● **Direction**
Everything from the first line of the data below through the line that contains "const seriesNames = ['TEST', 'PREDICTION', 'SIMPLE" should be written out exactly, please, and nothing more; the pictures stay out.

● **Dataset content**

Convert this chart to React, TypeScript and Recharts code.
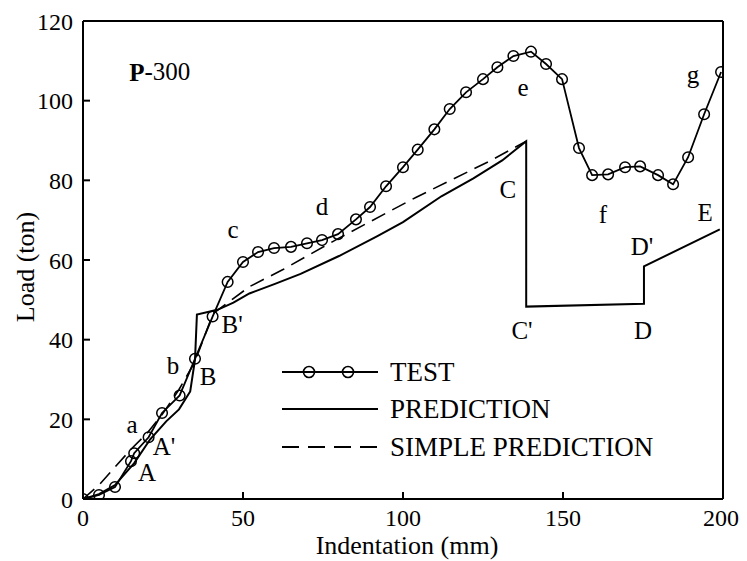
import React from 'react';
import { LineChart, Line, XAxis, YAxis, Legend, ReferenceDot } from 'recharts';

const FONT = 'Liberation Serif';

const xTicks = [0, 50, 100, 150, 200];
const yTicks = [0, 20, 40, 60, 80, 100, 120];
const topTicks = [50, 100, 150];
const rightTicks = [20, 40, 60, 80, 100];

const seriesNames = ['TEST', 'PREDICTION', 'SIMPLE PREDICTION'];

const testIndentation = [0, 5, 10, 15, 16, 20.5, 24.7, 30.2, 35, 40.5, 45.2, 50, 54.7, 59.7, 65, 70, 74.7, 79.7, 85.3, 89.7, 94.7, 100, 104.6, 109.8, 114.6, 119.7, 125, 129.5, 134.5, 140, 144.7, 149.7, 155, 159.1, 164.1, 169.4, 174.1, 179.7, 184.4, 189.1, 194.1, 199.4];
const testLoad = [0, 1, 3, 9.5, 11.5, 15.5, 21.6, 26, 35.2, 45.8, 54.5, 59.5, 62, 63, 63.3, 64.2, 65, 66.5, 70.2, 73.3, 78.5, 83.3, 87.7, 92.8, 97.9, 102.1, 105.4, 108.4, 111.2, 112.3, 109.2, 105.4, 88.1, 81.3, 81.5, 83.3, 83.5, 81.3, 79, 85.8, 96.6, 107.2];

const predIndentation = [0, 5, 10, 16, 21, 26, 30, 33.5, 35, 35.6, 42, 47, 52, 60, 68, 80, 92, 100, 112, 122, 131, 138.5, 138.5, 175.3, 175.3, 199];
const predLoad = [0, 1.2, 3.5, 9, 15, 19.5, 22.5, 27, 35, 46.3, 47.5, 49.3, 51.6, 54, 56.5, 61, 66, 69.5, 76, 80.5, 85, 89.8, 48.3, 49, 58.4, 67.7];

const simpleIndentation = [0, 5, 10, 15, 20, 25, 30, 35, 40.6, 52, 62.5, 80, 104, 127, 138.5];
const simpleLoad = [0, 3.5, 8, 12.5, 16.5, 21.5, 27.5, 34.5, 46.5, 53.3, 57.6, 65.5, 75.7, 84.8, 89.8];

const annotationText = ['a', "A'", 'A', 'b', 'B', "B'", 'c', 'd', 'C', "C'", 'e', 'f', 'D', "D'", 'E', 'g'];
const annotationX = [15.3, 25.3, 20, 28.1, 39.1, 46.6, 46.9, 74.7, 132.8, 137.2, 137.5, 162.5, 175, 174.7, 194.4, 190.6];
const annotationY = [18.9, 13.3, 6.8, 33.5, 30.9, 43.8, 67.7, 73.5, 77.7, 42.5, 103.4, 71.4, 42.5, 63.4, 71.9, 106.7];

const specimenX = 24;
const specimenY = 107.2;

const zip = (xs: number[], ys: number[]) => xs.map((x, i) => ({ x, y: ys[i] }));
const testData = zip(testIndentation, testLoad);
const predData = zip(predIndentation, predLoad);
const simpleData = zip(simpleIndentation, simpleLoad);

const tickStyle = { fill: '#000', fontSize: 24, fontFamily: FONT };

const renderLegend = (props: any) => {
  const payload = (props.payload || []).slice().sort(
    (a: any, b: any) => seriesNames.indexOf(a.value) - seriesNames.indexOf(b.value)
  );
  const rows = [19, 56, 94];
  return (
    <svg width={440} height={115} style={{ display: 'block' }}>
      {payload.map((entry: any, i: number) => {
        const y = rows[i];
        const name = entry.value;
        return (
          <g key={name}>
            <line
              x1={4}
              x2={100}
              y1={y}
              y2={y}
              stroke="#000"
              strokeWidth={2}
              strokeDasharray={name === 'SIMPLE PREDICTION' ? '17 9' : undefined}
            />
            {name === 'TEST' && (
              <>
                <circle cx={31} cy={y} r={5.5} fill="none" stroke="#000" strokeWidth={1.6} />
                <circle cx={70} cy={y} r={5.5} fill="none" stroke="#000" strokeWidth={1.6} />
              </>
            )}
            <text x={112} y={y} dy="0.35em" fontFamily={FONT} fontSize={27} fill="#000">
              {name}
            </text>
          </g>
        );
      })}
    </svg>
  );
};

export default function App() {
  return (
    <div style={{ fontFamily: FONT }}>
      <LineChart width={731} height={553} margin={{ top: 12, right: 15, bottom: 0, left: 0 }}>
        <XAxis
          xAxisId="b"
          type="number"
          dataKey="x"
          domain={[0, 200]}
          ticks={xTicks}
          orientation="bottom"
          height={62}
          tickSize={-7}
          tickMargin={17}
          axisLine={{ stroke: '#000', strokeWidth: 2 }}
          tickLine={{ stroke: '#000', strokeWidth: 2 }}
          tick={tickStyle}
          allowDataOverflow
          label={{
            content: (p: any) => {
              const vb = p.viewBox;
              return (
                <text x={vb.x + vb.width / 2 + 4} y={vb.y + 46} textAnchor="middle" dominantBaseline="central" fontFamily={FONT} fontSize={26} fill="#000">
                  Indentation (mm)
                </text>
              );
            },
          }}
        />
        <XAxis
          xAxisId="t"
          type="number"
          dataKey="x"
          domain={[0, 200]}
          ticks={topTicks}
          orientation="top"
          height={1}
          tickSize={-7}
          axisLine={{ stroke: '#000', strokeWidth: 2 }}
          tickLine={{ stroke: '#000', strokeWidth: 2 }}
          tick={false}
          allowDataOverflow
        />
        <YAxis
          yAxisId="l"
          type="number"
          domain={[0, 120]}
          ticks={yTicks}
          width={75}
          tickSize={-7}
          tickMargin={17}
          axisLine={{ stroke: '#000', strokeWidth: 2 }}
          tickLine={{ stroke: '#000', strokeWidth: 2 }}
          tick={tickStyle}
          allowDataOverflow
          label={{
            content: (p: any) => {
              const vb = p.viewBox;
              const cx = vb.x + 17;
              const cy = vb.y + vb.height / 2 + 7;
              return (
                <text x={cx} y={cy} transform={`rotate(-90 ${cx} ${cy})`} textAnchor="middle" dominantBaseline="central" fontFamily={FONT} fontSize={26} fill="#000">
                  Load (ton)
                </text>
              );
            },
          }}
        />
        <YAxis
          yAxisId="r"
          orientation="right"
          type="number"
          domain={[0, 120]}
          ticks={rightTicks}
          width={1}
          tickSize={-7}
          axisLine={{ stroke: '#000', strokeWidth: 2 }}
          tickLine={{ stroke: '#000', strokeWidth: 2 }}
          tick={false}
          allowDataOverflow
        />
        <Legend
          layout="horizontal"
          verticalAlign="middle"
          align="center"
          content={renderLegend}
          wrapperStyle={{ left: 270, top: 345, width: 440, height: 115 }}
        />
        <Line
          xAxisId="b"
          yAxisId="l"
          name="TEST"
          data={testData}
          dataKey="y"
          type="linear"
          stroke="#000"
          strokeWidth={1.8}
          dot={{ r: 5.3, stroke: '#000', strokeWidth: 1.5, fill: 'none' }}
          isAnimationActive={false}
        />
        <Line
          xAxisId="b"
          yAxisId="l"
          name="PREDICTION"
          data={predData}
          dataKey="y"
          type="linear"
          stroke="#000"
          strokeWidth={2}
          dot={false}
          isAnimationActive={false}
        />
        <Line
          xAxisId="b"
          yAxisId="l"
          name="SIMPLE PREDICTION"
          data={simpleData}
          dataKey="y"
          type="linear"
          stroke="#000"
          strokeWidth={1.6}
          strokeDasharray="15 8"
          dot={false}
          isAnimationActive={false}
        />
        {annotationText.map((t, i) => (
          <ReferenceDot
            key={t + i}
            xAxisId="b"
            yAxisId="l"
            x={annotationX[i]}
            y={annotationY[i]}
            r={0}
            fill="none"
            stroke="none"
            ifOverflow="visible"
            label={{ value: t, position: 'center', fontSize: 25, fontFamily: FONT, fill: '#000' }}
          />
        ))}
        <ReferenceDot
          xAxisId="b"
          yAxisId="l"
          x={specimenX}
          y={specimenY}
          r={0}
          fill="none"
          stroke="none"
          ifOverflow="visible"
          label={{
            content: (p: any) => {
              const vb = p.viewBox;
              return (
                <text x={vb.x} y={vb.y} textAnchor="middle" dominantBaseline="central" fontFamily={FONT} fontSize={25} fill="#000">
                  <tspan fontWeight="bold">P</tspan>-300
                </text>
              );
            },
          }}
        />
      </LineChart>
    </div>
  );
}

● **Answer for the task**
Convert this chart to React, TypeScript and Recharts code.
import React from 'react';
import { LineChart, Line, XAxis, YAxis, Legend, ReferenceDot } from 'recharts';

const FONT = 'Liberation Serif';

const xTicks = [0, 50, 100, 150, 200];
const yTicks = [0, 20, 40, 60, 80, 100, 120];
const topTicks = [50, 100, 150];
const rightTicks = [20, 40, 60, 80, 100];

const seriesNames = ['TEST', 'PREDICTION', 'SIMPLE PREDICTION'];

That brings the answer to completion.